Wednesday, June 18, 2014

The Wistful Lied, Kommen und Scheiden

The Wistful Lied

“Kommen und Scheiden” is a short poem by the under-rated German Romantic poet Nikolaus Lenau, friend of Wilhelm Hensel, and thus of Fanny Hensel and the Mendelssohn family. Lenau, like his contemporary Heinrich Heine, had suffered from an unhappy love affair, and often wrote poems of unrequited love. As Fanny Hensel grew older, she moved away from the bitter poetry of her long time acquaintance Heinrich Heine, and began instead to set the poems of her friend Nikolaus Lenau.



“Kommen und Scheiden” is only six lines long, but in six lines Lenau expresses the goodness of the presence of the speaker’s beloved, the meaningfulness of her speech, and his deep sense of loss at her departure.

Kommen und Scheiden

So oft sie kamm, erschien mir die Gestalt
So lieblich wie der erste Grün im Wald,

Und was sie sprach drang mir zum Herzen ein,
So lieblich wie der Frühlings erstes Lied ins Hein,

Und, als Lebwoll, sie winkte mit der Hand
War’s ob der letzte Jugendtraum mir Schwand.

Gestalt is a word which has no true equivalent in contemporary English. It means presence, not body and soul, but perhaps body-soul. It is the woman’s entire presence (not simply her outward appearance) which is as lovely as the first green in the wood. This suggests that the woman was a particularly lovely person.

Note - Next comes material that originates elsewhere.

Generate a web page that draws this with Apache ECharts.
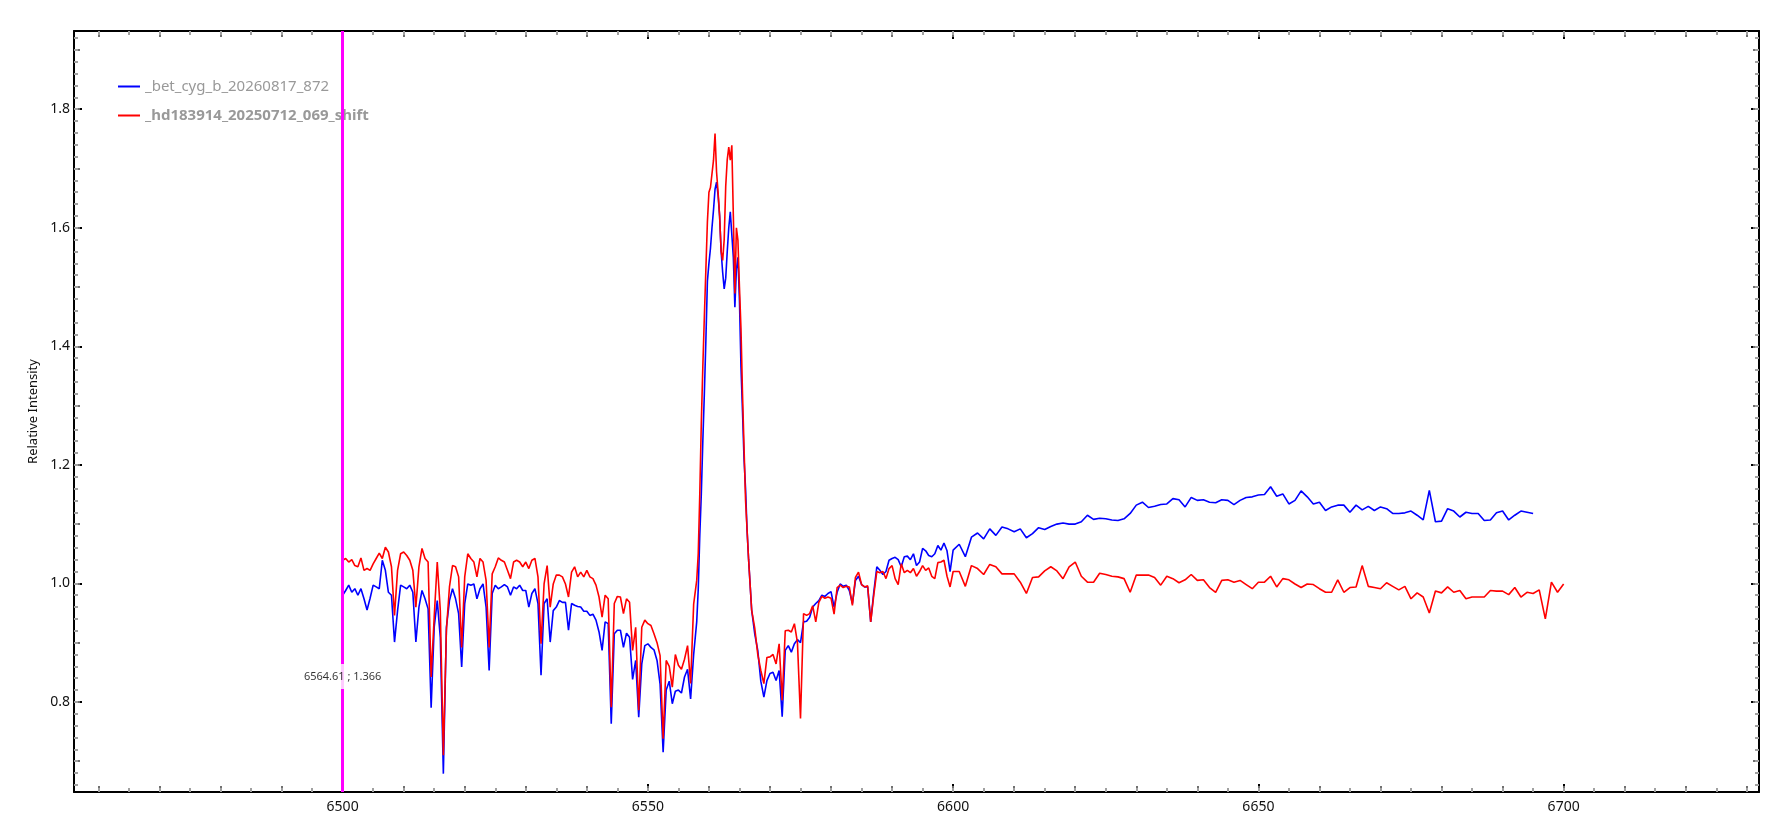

The second couplet furthers this idea by saying that whatever she spoke struck the speaker’s heart as being as lovely as the first song of spring in the meadow. This calls to mind a woman of great heart and intellect. It is only in the third couplet that the speaker tells us what went wrong. The woman waved Lebwoll (the German greeting given to a person whom you wish well, but whom you will probably never see again) with her hand. She did not betray him. The wave of the hand (as the Lied compiler John Glenn Patton noted) suggests that she was unaware of how much her presence had meant to the speaker. The speaker does not blame her, nor is he disillusioned by her, but with her departs, or rather disappears, his last dream of youth disappears as well.

When Fanny set this poem to music, she did so in a manner as subtle and unassuming and yet as poignant as the poem itself. The first couplet is set in a bright, sweet major key, and the melody, which is then echoed in the piano line, sways like the trees in a spring woodland. It brings to mind the joy that the woman’s presence gave to the singer.

The second couplet is still in the major key, but there are changes in the harmony and the melody (better explained by a music theorist, rather than by me) which make it poignant, like the words of the woman, and sweet, like the song in the meadow.

In the third couplet, Fanny changes the Lied to a minor key that expresses the extreme sense of loss which the singer undergoes at the departure of this remarkable woman. Lebwoll is flatted to underscore the singer’s sadness.

Fanny’s Lied paints a world filled with goodness, breaths life into the character of the woman filled with goodness, and mourns with the singer when he has lost the woman filled with goodness. Fanny, like her brother Felix and all of the Mendelssohn family, believed in the goodness of God’s creation and in the presence of God in His creation. Perhaps it was her belief in goodness that enabled her to grieve with the singer of this poem when he lost someone who was good.

At this point, Fanny is technically finished with Lenau’s poem, and a piano postlude is what the listener would expect, but instead of a piano postlude, Fanny repeats the last phrase of the poem, not in the sad sounding minor key, but in the original, bright happy major key, with the addition of a poignant sounding chord which Fanny imported from a different key.

The result is a wistful memory of the first, joyful part of the Lied. Fanny thus shed light upon something which was probably present in Lenau’s poem, but which could only be brought out by her subtle, sweet music: the fact that the joyful time was still good, even though it was past. Its goodness could not be undone by the passage of time.


Then in the very last measure, on the word schwand the piano line and the vocal line end at the exact same moment. On one last wistful note the entire Lied vanishes.